4.   A process for managing a change in vehicle ownership

5.   A process for erasing data

6. The one exception might be data related to the operation of a safety or emergency response system – as well as data reporting required by regulatory authorities. Of course, internal use of data by an auto maker is to be distinguished from data used by, sold to, or shared with third parties.

As an example, Aiden is a vehicle data startup focused on the growing number of cars arriving in the market equipped with the Android Automotive operating system. Last week and at the Consumer Electronics Show in January, Aiden demonstrated a first notice of loss (FNOL) car insurance application with an in-dash consumer consent element.

The application provides a complete in-dash display of all data to be shared with the insurance company with the option for the consumer to “Accept,” delay a response: “Later,” or “Reject.” This is a clear and prominent display requiring an affirmative response (which could also be a rejection).

SOURCE: In-dash screen shot of Aiden FNOL consent form.

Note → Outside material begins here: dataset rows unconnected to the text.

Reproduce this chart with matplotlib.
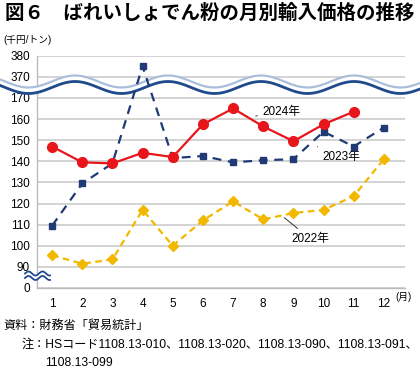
import numpy as np
import matplotlib
matplotlib.use("Agg")
import matplotlib.pyplot as plt
from matplotlib.transforms import Affine2D

plt.rcParams['font.family'] = ['Liberation Sans', 'Noto Sans CJK JP', 'DejaVu Sans']

# データ（千円/トン）
months = list(range(1, 13))
y2024 = [147, 139.5, 139, 144, 142, 157.5, 165, 156.5, 149.5, 157.5, 163.5]
y2023 = [109.5, 129.5, 139, 375, 141.5, 142.5, 139.5, 140.5, 141, 154, 147, 156]
y2022 = [95.5, 91.5, 93.5, 117, 100, 112, 121, 112.5, 115.5, 117, 123.5, 141]
yticks = [0, 90, 100, 110, 120, 130, 140, 150, 160, 170, 370, 380]

title = "図６　ばれいしょでん粉の月別輸入価格の推移"
source = "資料：財務省「貿易統計」"
note1 = "注：HSコード1108.13-010、1108.13-020、1108.13-090、1108.13-091、"
note2 = "1108.13-099"


# 省略軸: 0-90, 90-170, 170-370, 370-380
def fwd(v):
    v = np.asarray(v, float)
    return np.where(v <= 90, v / 90,
           np.where(v <= 170, 1 + (v - 90) / 10,
           np.where(v <= 370, 9 + (v - 170) / 200, 10 + (v - 370) / 10)))


def inv(t):
    t = np.asarray(t, float)
    return np.where(t <= 1, t * 90,
           np.where(t <= 9, 90 + (t - 1) * 10,
           np.where(t <= 10, 170 + (t - 9) * 200, 370 + (t - 10) * 10)))


W, H = 420, 369
fig = plt.figure(figsize=(W / 100, H / 100), dpi=100)
ax = fig.add_axes([37 / W, 1 - 288 / H, (405 - 37) / W, (288 - 55.7) / H])
ax.set_yscale('function', functions=(fwd, inv))
ax.set_ylim(0, 380)
ax.set_xlim(0.5, 12.7)
ax.set_yticks(yticks)
ax.set_yticklabels([str(t) for t in yticks])
ax.set_xticks(months)
ax.tick_params(length=0, labelsize=8.5, pad=5)
ax.tick_params(axis='x', pad=7)
ax.grid(axis='y', color='#cccccc', lw=1.2)
ax.set_axisbelow(True)
for s in ['top', 'right']:
    ax.spines[s].set_visible(False)
for s in ['left', 'bottom']:
    ax.spines[s].set_color('#bbbbbb')
    ax.spines[s].set_linewidth(1)

navy = '#1f3a75'
red = '#e8151b'
gold = '#f2b800'

ax.plot(months, y2022, color=gold, lw=1.6, ls=(0, (3, 2)), marker='D', ms=5,
        zorder=4)
ax.plot(months, y2023, color=navy, lw=1.6, ls=(0, (4, 3)), marker='s', ms=5,
        zorder=4)
ax.plot(months[:11], y2024, color=red, lw=1.6, marker='o', ms=7, zorder=5)

# 系列ラベル
lab = dict(fontsize=8.5, ha='left', va='center',
           arrowprops=dict(arrowstyle='-', color='#333333', lw=0.7))
ax.annotate("2024年", xy=(7.66, 161.2), xytext=(7.99, 163.4), **lab)
ax.annotate("2023年", xy=(9.71, 147.4), xytext=(9.97, 142.2), **lab)
ax.annotate("2022年", xy=(8.63, 114.1), xytext=(8.94, 103.2), **lab)

# 波線（省略記号）: 図のピクセル座標で描く
px = Affine2D().scale(1 / W, -1 / H).translate(0, 1) + fig.transFigure
xs = np.linspace(0, W, 400)
ph = np.cos(2 * np.pi * (xs - 75) / 93)
up = 81.5 - 6 * ph
lo = 87.5 - 6 * ph
ax.fill(np.r_[xs, xs[::-1]], np.r_[up, lo[::-1]], color='white',
        transform=px, clip_on=False, zorder=3, lw=0)
ax.plot(xs, up, color='#a9bedb', lw=1.6, transform=px, clip_on=False, zorder=3)
ax.plot(xs, lo, color='#1f4a8c', lw=2, transform=px, clip_on=False, zorder=3)

xs2 = np.linspace(25, 50, 60)
w2 = 2 * np.sin(2 * np.pi * (xs2 - 25) / 14)
ax.fill(np.r_[xs2, xs2[::-1]], np.r_[273.5 - w2, 278 - w2[::-1]], color='white',
        transform=px, clip_on=False, zorder=3, lw=0)
ax.plot(xs2, 273.5 - w2, color='#1f4a8c', lw=1.3, transform=px, clip_on=False, zorder=3)
ax.plot(xs2, 278 - w2, color='#1f4a8c', lw=1.3, transform=px, clip_on=False, zorder=3)

# テキスト
fig.text(5 / W, 1 - 13 / H, title, fontsize=14, fontweight='bold',
         ha='left', va='center')
fig.text(3 / W, 1 - 40 / H, "(千円/トン)", fontsize=7, ha='left', va='center')
fig.text(395 / W, 1 - 297 / H, "(月)", fontsize=7, ha='left', va='center')
fig.text(3 / W, 1 - 326 / H, source, fontsize=8.7, ha='left', va='center')
fig.text(22 / W, 1 - 345 / H, note1, fontsize=8.7, ha='left', va='center')
fig.text(45 / W, 1 - 363 / H, note2, fontsize=8.7, ha='left', va='center')

fig.savefig("out.png", dpi=100)
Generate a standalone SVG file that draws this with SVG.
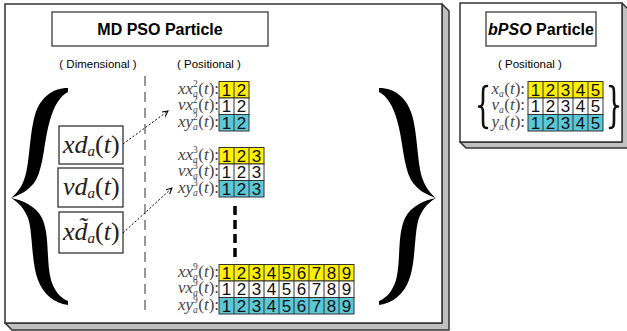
<svg xmlns="http://www.w3.org/2000/svg" width="627" height="331" viewBox="0 0 627 331">
<defs>
<style>
.face{fill:#fff;stroke:#333;stroke-width:1.5}
.side{fill:#c0c0c0;stroke:#333;stroke-width:1.5;stroke-linejoin:round}
.tbox{fill:#fff;stroke:#555;stroke-width:1.5}
.tt{font-family:"Liberation Sans",Arial,sans-serif;font-weight:bold;font-size:16px;text-anchor:middle;fill:#000}
.cap{font-family:"Liberation Sans",Arial,sans-serif;font-size:11.5px;text-anchor:middle;fill:#000}
.dbox{fill:#fff;stroke:#222;stroke-width:1.2}
.md{font-family:"Liberation Serif","Times New Roman",serif;font-style:italic;font-size:26px;fill:#222}
.lb{font-family:"Liberation Serif","Times New Roman",serif;font-style:italic;font-size:17px;fill:#444}
.sm{font-size:9.5px}
.u{font-style:normal}
.cy{fill:#FFF000;stroke:#333;stroke-width:1}
.cw{fill:#fff;stroke:#333;stroke-width:1}
.cc{fill:#5BC8D8;stroke:#333;stroke-width:1}
.sep{stroke:#333;stroke-width:1;fill:none}
.dg{font-family:"Liberation Sans",Arial,sans-serif;font-size:17px;text-anchor:middle;fill:#111}
.brace{fill:#000}
.sbrace{fill:none;stroke:#111;stroke-width:2.6;stroke-linecap:round;stroke-linejoin:round}
.arr{fill:none;stroke:#000;stroke-width:1;stroke-dasharray:2 2}
</style>
<marker id="ah" markerWidth="9" markerHeight="9" refX="6" refY="3" orient="auto" markerUnits="userSpaceOnUse">
<path d="M0,0 L6,3 L0,6" fill="none" stroke="#000" stroke-width="1"/>
</marker>
<path id="bigbrace" d="M68,88 C52,88 40,98 35,115 C29,135 30,165 24,180 C21,188 16,194 11,198 C18,202 24,208 28,218 C33,232 31,262 38,280 C43,294 54,303 68,305 L68,301 C60,298 54,290 51,280 C46,262 50,235 42,218 C36,206 22,200 11,198 C20,195 30,190 36,180 C44,165 44,140 50,120 C54,106 60,96 68,92 Z"/>
</defs>

<g id="mdpso-panel">
<polygon class="side" points="442,4 449,11 449,330 12,330 5,323 442,323"/>
<rect class="face" x="5" y="4" width="437" height="319"/>
</g>
<g id="mdpso-title">
<rect class="tbox" x="52" y="12" width="216" height="34"/>
<text class="tt" x="160" y="35">MD PSO Particle</text>
</g>
<g id="captions">
<text class="cap" x="98" y="68">( Dimensional )</text>
<text class="cap" x="209" y="68">( Positional )</text>
</g>
<g id="divider">
<line x1="145" y1="76" x2="145" y2="313" stroke="#777" stroke-width="1.5" stroke-dasharray="10 6"/>
</g>
<g id="left-brace"><use href="#bigbrace" class="brace"/></g>
<g id="right-brace"><use href="#bigbrace" class="brace" transform="translate(447,0) scale(-1,1)"/></g>

<g id="xd-box">
<rect class="dbox" x="59" y="126" width="64" height="38"/>
<text class="md" x="63" y="153">xd<tspan font-size="15" dy="3">a</tspan><tspan class="u" dy="-3">(</tspan>t<tspan class="u">)</tspan></text>
</g>
<g id="vd-box">
<rect class="dbox" x="58" y="168" width="65" height="39"/>
<text class="md" x="63" y="195">vd<tspan font-size="15" dy="3">a</tspan><tspan class="u" dy="-3">(</tspan>t<tspan class="u">)</tspan></text>
</g>
<g id="xdtilde-box">
<rect class="dbox" x="59" y="212" width="64" height="41"/>
<text class="md" x="63" y="240">xd̃<tspan font-size="15" dy="3">a</tspan><tspan class="u" dy="-3">(</tspan>t<tspan class="u">)</tspan></text>
</g>

<g id="connectors">
<path class="arr" d="M123,144 L168,111" marker-end="url(#ah)"/>
<path class="arr" d="M123,233 L172,188" marker-end="url(#ah)"/>
<line x1="235" y1="206" x2="235" y2="257" stroke="#000" stroke-width="3.5" stroke-dasharray="9 5"/>
</g>

<g id="pos-2">
<rect class="cy" x="219" y="81.5" width="30" height="16.5"/>
<rect class="cw" x="219" y="98" width="30" height="16.5"/>
<rect class="cc" x="219" y="114.5" width="30" height="16.5"/>
<path class="sep" d="M234,81.5 V131"/>
<text class="dg" x="226.5 241.5" y="95.8">12</text>
<text class="dg" x="226.5 241.5" y="112.3">12</text>
<text class="dg" x="226.5 241.5" y="128.8">12</text>
<text class="lb" x="178" y="93.5">xx<tspan class="sm u" dy="-7">2</tspan><tspan class="sm" dx="-4.8" dy="10">a</tspan><tspan class="u" dx="0.5" dy="-3">(</tspan>t<tspan class="u">):</tspan></text>
<text class="lb" x="178" y="110">vx<tspan class="sm u" dy="-7">2</tspan><tspan class="sm" dx="-4.8" dy="10">a</tspan><tspan class="u" dx="0.5" dy="-3">(</tspan>t<tspan class="u">):</tspan></text>
<text class="lb" x="178" y="126.5">xy<tspan class="sm u" dy="-7">2</tspan><tspan class="sm" dx="-4.8" dy="10">a</tspan><tspan class="u" dx="0.5" dy="-3">(</tspan>t<tspan class="u">):</tspan></text>
</g>

<g id="pos-3">
<rect class="cy" x="219" y="147.5" width="45" height="16.5"/>
<rect class="cw" x="219" y="164" width="45" height="16.5"/>
<rect class="cc" x="219" y="180.5" width="45" height="16.5"/>
<path class="sep" d="M234,147.5 V197 M249,147.5 V197"/>
<text class="dg" x="226.5 241.5 256.5" y="161.8">123</text>
<text class="dg" x="226.5 241.5 256.5" y="178.3">123</text>
<text class="dg" x="226.5 241.5 256.5" y="194.8">123</text>
<text class="lb" x="178" y="159.5">xx<tspan class="sm u" dy="-7">3</tspan><tspan class="sm" dx="-4.8" dy="10">a</tspan><tspan class="u" dx="0.5" dy="-3">(</tspan>t<tspan class="u">):</tspan></text>
<text class="lb" x="178" y="176">vx<tspan class="sm u" dy="-7">3</tspan><tspan class="sm" dx="-4.8" dy="10">a</tspan><tspan class="u" dx="0.5" dy="-3">(</tspan>t<tspan class="u">):</tspan></text>
<text class="lb" x="178" y="192.5">xy<tspan class="sm u" dy="-7">3</tspan><tspan class="sm" dx="-4.8" dy="10">a</tspan><tspan class="u" dx="0.5" dy="-3">(</tspan>t<tspan class="u">):</tspan></text>
</g>

<g id="pos-9">
<rect class="cy" x="219" y="264.5" width="135" height="16.5"/>
<rect class="cw" x="219" y="281" width="135" height="16.5"/>
<rect class="cc" x="219" y="297.5" width="135" height="16.5"/>
<path class="sep" d="M234,264.5 V314 M249,264.5 V314 M264,264.5 V314 M279,264.5 V314 M294,264.5 V314 M309,264.5 V314 M324,264.5 V314 M339,264.5 V314"/>
<text class="dg" x="226.5 241.5 256.5 271.5 286.5 301.5 316.5 331.5 346.5" y="278.8">123456789</text>
<text class="dg" x="226.5 241.5 256.5 271.5 286.5 301.5 316.5 331.5 346.5" y="295.3">123456789</text>
<text class="dg" x="226.5 241.5 256.5 271.5 286.5 301.5 316.5 331.5 346.5" y="311.8">123456789</text>
<text class="lb" x="178" y="276.5">xx<tspan class="sm u" dy="-7">9</tspan><tspan class="sm" dx="-4.8" dy="10">a</tspan><tspan class="u" dx="0.5" dy="-3">(</tspan>t<tspan class="u">):</tspan></text>
<text class="lb" x="178" y="293">vx<tspan class="sm u" dy="-7">9</tspan><tspan class="sm" dx="-4.8" dy="10">a</tspan><tspan class="u" dx="0.5" dy="-3">(</tspan>t<tspan class="u">):</tspan></text>
<text class="lb" x="178" y="309.5">xy<tspan class="sm u" dy="-7">9</tspan><tspan class="sm" dx="-4.8" dy="10">a</tspan><tspan class="u" dx="0.5" dy="-3">(</tspan>t<tspan class="u">):</tspan></text>
</g>

<g id="bpso-panel">
<polygon class="side" points="622,3 628,9 628,148 466,148 460,142 622,142"/>
<rect class="face" x="460" y="3" width="162" height="139"/>
</g>
<g id="bpso-title">
<rect class="tbox" x="486" y="12" width="110" height="34"/>
<text class="tt" x="541" y="35"><tspan font-style="italic">bPSO</tspan> Particle</text>
</g>
<g id="bpso-caption">
<text class="cap" x="530" y="68">( Positional )</text>
</g>
<g id="bpso-array">
<rect class="cy" x="528" y="81.5" width="75" height="16.5"/>
<rect class="cw" x="528" y="98" width="75" height="16.5"/>
<rect class="cc" x="528" y="114.5" width="75" height="16.5"/>
<path class="sep" d="M543,81.5 V131 M558,81.5 V131 M573,81.5 V131 M588,81.5 V131"/>
<text class="dg" x="535.5 550.5 565.5 580.5 595.5" y="95.8">12345</text>
<text class="dg" x="535.5 550.5 565.5 580.5 595.5" y="112.3">12345</text>
<text class="dg" x="535.5 550.5 565.5 580.5 595.5" y="128.8">12345</text>
<text class="lb" x="491.5" y="93.5">x<tspan class="sm" dy="3">a</tspan><tspan class="u" dx="0.5" dy="-3">(</tspan>t<tspan class="u">):</tspan></text>
<text class="lb" x="491.5" y="110">v<tspan class="sm" dy="3">a</tspan><tspan class="u" dx="0.5" dy="-3">(</tspan>t<tspan class="u">):</tspan></text>
<text class="lb" x="491.5" y="126.5">y<tspan class="sm" dy="3">a</tspan><tspan class="u" dx="0.5" dy="-3">(</tspan>t<tspan class="u">):</tspan></text>
</g>
<g id="bpso-left-brace">
<path class="sbrace" d="M487,86 C483,86 483,89 483,94 L483,101 C483,105 482,106.5 479,106.5 C482,106.5 483,108 483,112 L483,120 C483,125 483,128 487,128"/>
</g>
<g id="bpso-right-brace">
<path class="sbrace" d="M487,86 C483,86 483,89 483,94 L483,101 C483,105 482,106.5 479,106.5 C482,106.5 483,108 483,112 L483,120 C483,125 483,128 487,128" transform="translate(1097,0) scale(-1,1)"/>
</g>
</svg>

Current auto maker and, by extension, new car dealer privacy policies are inadequate to fulfill the requirements of prominent notification, affirmative consent, customer control, and ownership transfer. Under current conditions, the Privacy4cars representative suggested that the Otonomo class action is not likely to be the last.

Car makers, rental car companies, and operators of car sharing programs need to review their policies for data management and privacy. We know it isn’t easy to monetize vehicle data – as demonstrated by two money-losing SPACs. Now we know it also requires consent.